The Competition Commission in South Africa (SA), for instance, has also flagged exclusive rights granted to fibre network operators in estates and gated communities as problematic.

Open-access ducting

The SA competition watchdog recommended open-access frameworks to allow multiple access and discourage exclusive arrangements in new buildings. It also encourages developers to install open-access ducting to support multiple ISPs, with finances for blocking competitor service providers. 

In the United States, the Federal Communications Commission (FCC) banned exclusive contracts between telecom providers and apartment building owners in multi-tenant environments (MTEs) in 2008.

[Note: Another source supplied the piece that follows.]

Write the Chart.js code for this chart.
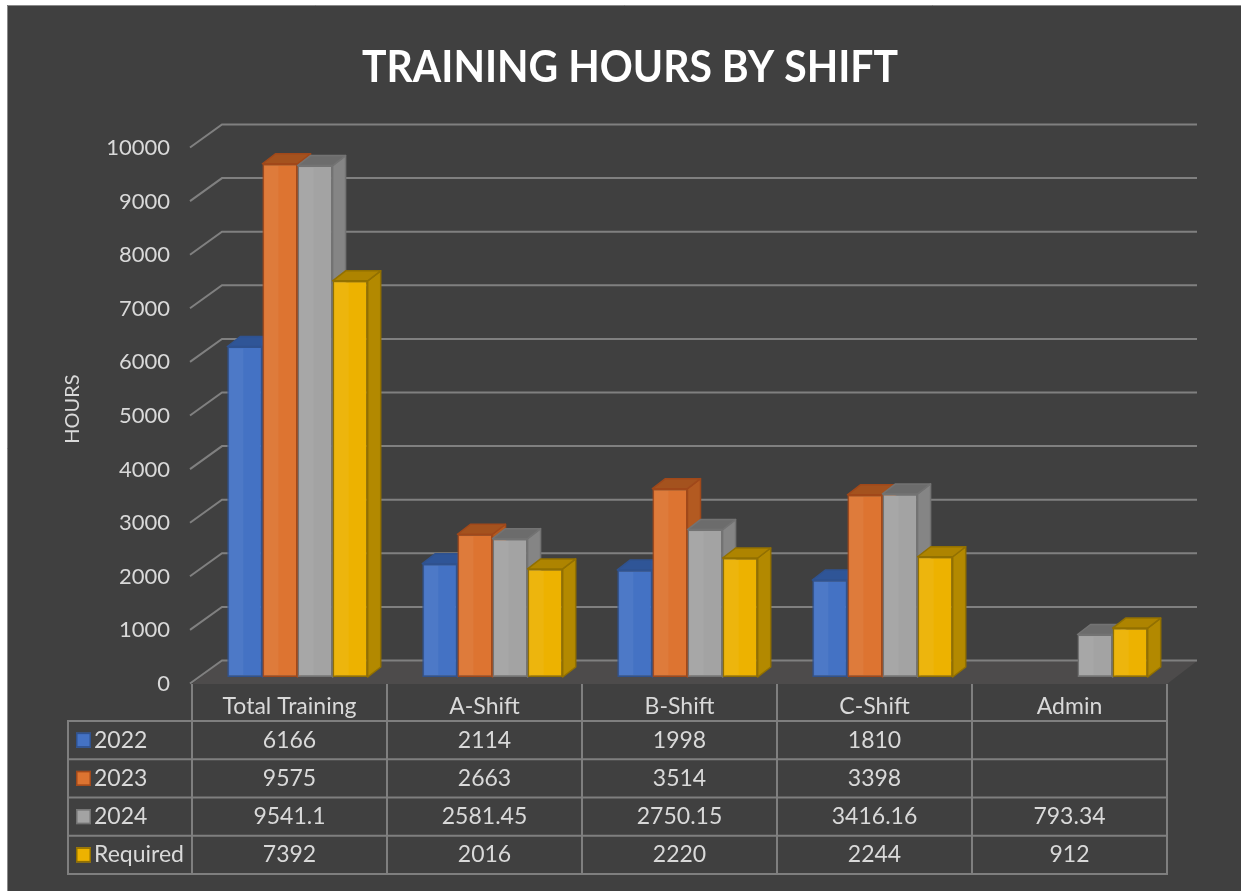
<!DOCTYPE html>
<html>
<head>
<meta charset="utf-8">
<script src="https://cdn.jsdelivr.net/npm/chart.js@4.4.1/dist/chart.umd.min.js"></script>
<style>
html,body{margin:0;padding:0;background:#ffffff;}
canvas{display:block;}
</style>
</head>
<body>
<canvas id="c" width="1241" height="891"></canvas>
<script>
// ---- data ----
const chartTitle = 'TRAINING HOURS BY SHIFT';
const yAxisTitle = 'HOURS';
const categories = ['Total Training', 'A-Shift', 'B-Shift', 'C-Shift', 'Admin'];
const seriesNames = ['2022', '2023', '2024', 'Required'];
const values2022 = [6166, 2114, 1998, 1810, null];
const values2023 = [9575, 2663, 3514, 3398, null];
const values2024 = [9541.1, 2581.45, 2750.15, 3416.16, 793.34];
const valuesRequired = [7392, 2016, 2220, 2244, 912];
const yMin = 0;
const yMax = 10000;
const yStep = 1000;

// ---- styles ----
const FONT = 'Lato, "Open Sans", sans-serif';
const TEXT = '#d9d9d9';
const GRID = '#808080';
const palette = [
  {front: '#4472C4', top: '#2F5597', side: '#2F5597', border: '#2F528F'},
  {front: '#DD7431', top: '#A4521E', side: '#B35A21', border: '#A0481A'},
  {front: '#A3A3A3', top: '#6C6C6C', side: '#858585', border: '#737373'},
  {front: '#EDB200', top: '#AE8400', side: '#B38900', border: '#927000'}
];
const seriesValues = [values2022, values2023, values2024, valuesRequired];
const DX = 13, DY = 10;

const deco = {
  id: 'deco',
  beforeDraw(chart) {
    const {ctx, chartArea: a, scales: {y}} = chart;
    ctx.save();
    ctx.fillStyle = '#ffffff';
    ctx.fillRect(0, 0, chart.width, chart.height);
    ctx.fillStyle = '#404040';
    ctx.fillRect(7, 5, chart.width - 7, chart.height - 5);
    ctx.strokeStyle = '#8a8a8a';
    ctx.lineWidth = 1;
    ctx.beginPath();
    ctx.moveTo(7.5, chart.height); ctx.lineTo(7.5, 5.5); ctx.lineTo(chart.width, 5.5);
    ctx.stroke();
    // floor
    const y0 = y.getPixelForValue(0);
    const fl = a.left - 8, fr = a.right - 8, bl = a.left + 22, br = a.right + 22;
    ctx.fillStyle = '#4d4b4b';
    ctx.beginPath();
    ctx.moveTo(fl, y0 + 7); ctx.lineTo(fr, y0 + 7); ctx.lineTo(br, y0 - 16); ctx.lineTo(bl, y0 - 16);
    ctx.closePath(); ctx.fill();
    // 3D gridlines
    ctx.strokeStyle = GRID;
    ctx.lineWidth = 2;
    y.ticks.forEach(t => {
      const yp = y.getPixelForValue(t.value);
      ctx.beginPath();
      ctx.moveTo(fl - 2, yp + 6.5); ctx.lineTo(bl, yp - 16.5); ctx.lineTo(br, yp - 16.5);
      ctx.stroke();
    });
    ctx.restore();
  },
  beforeDatasetsDraw(chart) {
    const ctx = chart.ctx;
    const items = [];
    chart.data.datasets.forEach((ds, i) => {
      const meta = chart.getDatasetMeta(i);
      if (meta.hidden) return;
      meta.data.forEach((el, j) => {
        if (ds.data[j] == null) return;
        items.push({el, p: palette[i]});
      });
    });
    items.sort((m, n) => m.el.x - n.el.x);
    ctx.save();
    ctx.lineJoin = 'round';
    items.forEach(({el, p}) => {
      const w = el.width, l = el.x - w / 2, r = el.x + w / 2, t = el.y, b = el.base;
      ctx.lineWidth = 1.5;
      ctx.strokeStyle = p.border;
      ctx.fillStyle = p.side;
      ctx.beginPath();
      ctx.moveTo(r, b); ctx.lineTo(r, t); ctx.lineTo(r + DX, t - DY); ctx.lineTo(r + DX, b - DY);
      ctx.closePath(); ctx.fill(); ctx.stroke();
      ctx.fillStyle = p.top;
      ctx.beginPath();
      ctx.moveTo(l, t); ctx.lineTo(l + DX, t - DY); ctx.lineTo(r + DX, t - DY); ctx.lineTo(r, t);
      ctx.closePath(); ctx.fill(); ctx.stroke();
      el.draw(ctx);
      ctx.fillStyle = 'rgba(255,255,255,0.05)';
      ctx.fillRect(l + 2, t + 2, w * 0.4, b - t - 4);
    });
    ctx.restore();
    return false;
  },
  afterDraw(chart) {
    const {ctx, scales: {x, y}} = chart;
    ctx.save();
    // title
    ctx.font = 'bold 44px ' + FONT;
    ctx.fillStyle = '#ffffff';
    ctx.textBaseline = 'alphabetic';
    ctx.textAlign = 'center';
    const tw = ctx.measureText(chartTitle).width;
    const sx = Math.min(1, 536 / tw);
    ctx.translate(630, 82);
    ctx.scale(sx, 1);
    ctx.fillText(chartTitle, 0, 0);
    ctx.restore();

    // data table
    ctx.save();
    const half = (x.getPixelForValue(1) - x.getPixelForValue(0)) / 2;
    const shift = -8;
    const y0 = y.getPixelForValue(0);
    const tableTop = y0 + 7;
    const headBottom = 721;
    const rowH = 38.25;
    const nRows = seriesNames.length;
    const tableBottom = headBottom + rowH * nRows;
    const leftX = 68;
    const cols = categories.map((c, i) => x.getPixelForValue(i) - half + shift);
    cols.push(x.getPixelForValue(categories.length - 1) + half + shift);
    ctx.strokeStyle = '#7f7f7f';
    ctx.lineWidth = 2;
    cols.forEach(cx => {
      ctx.beginPath(); ctx.moveTo(cx, tableTop); ctx.lineTo(cx, tableBottom); ctx.stroke();
    });
    ctx.beginPath(); ctx.moveTo(leftX, headBottom); ctx.lineTo(leftX, tableBottom + 1); ctx.stroke();
    for (let r = 0; r <= nRows; r++) {
      const yy = headBottom + r * rowH;
      ctx.beginPath(); ctx.moveTo(leftX - 1, yy); ctx.lineTo(cols[cols.length - 1] + 1, yy); ctx.stroke();
    }
    ctx.font = '23px ' + FONT;
    ctx.fillStyle = TEXT;
    ctx.textBaseline = 'middle';
    ctx.textAlign = 'center';
    categories.forEach((c, i) => {
      ctx.fillText(c, x.getPixelForValue(i) + shift, 707);
    });
    seriesNames.forEach((name, r) => {
      const cy = headBottom + rowH * (r + 0.5);
      const p = palette[r];
      ctx.fillStyle = p.front;
      ctx.fillRect(76, cy - 7.5, 15, 15);
      ctx.strokeStyle = p.border;
      ctx.lineWidth = 1.5;
      ctx.strokeRect(76.75, cy - 6.75, 13.5, 13.5);
      ctx.fillStyle = TEXT;
      ctx.textAlign = 'left';
      ctx.fillText(name, 94, cy);
      ctx.textAlign = 'center';
      seriesValues[r].forEach((v, i) => {
        if (v == null) return;
        ctx.fillText(String(v), x.getPixelForValue(i) + shift, cy);
      });
    });
    ctx.restore();
  }
};

new Chart(document.getElementById('c'), {
  type: 'bar',
  data: {
    labels: categories,
    datasets: seriesNames.map((name, i) => ({
      label: name,
      data: seriesValues[i],
      backgroundColor: palette[i].front,
      borderColor: palette[i].border,
      borderWidth: 1.5,
      borderSkipped: false
    }))
  },
  options: {
    responsive: false,
    animation: false,
    devicePixelRatio: 1,
    layout: {padding: {left: 57, top: 141, right: 66, bottom: 214}},
    categoryPercentage: 0.72,
    barPercentage: 1,
    plugins: {
      legend: {display: false},
      title: {display: false},
      tooltip: {enabled: false}
    },
    scales: {
      x: {display: false},
      y: {
        min: yMin,
        max: yMax,
        afterFit(scale) { scale.width = 143; },
        border: {display: false},
        grid: {display: false, drawTicks: false},
        ticks: {
          stepSize: yStep,
          padding: 30,
          labelOffset: 7,
          color: TEXT,
          font: {family: FONT, size: 22},
          callback: (v) => String(v)
        },
        title: {
          display: true,
          text: yAxisTitle,
          color: TEXT,
          font: {family: FONT, size: 20}
        }
      }
    }
  },
  plugins: [deco]
});
</script>
</body>
</html>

It cited such issues as consumer harm, foreclosure of competition and stagnation of service improvement. 

In the UK, Ofcom – the telecommunications industry regulator – promotes network neutrality in infrastructure access and discourages exclusive arrangements in new buildings. It also encourages developers to install open-access ducting, supporting multiple ISPs and also fines building owners and ISPs for blocking competition.

In Singapore, the authorities address the challenge by structurally separating the fibre infrastructure owners (NetLink Trust) from the ISPs to ensure open access to all ISPs at the wholesale level.

This eliminated the risk of dominant developers or ISPs monopolising estates.

Alongside CAK’s directive to telcos and developers to quit getting into contracts that lock out smaller ISPs, Kenya has recently developed a new building code that classifies internet access as an essential service, requiring new buildings to include open-access fibre ducts that can support multiple providers.

The National Building Code 2024 requires developers to have fibre optic networks and data cabling in new buildings, and each dwelling unit to have at least one network termination point.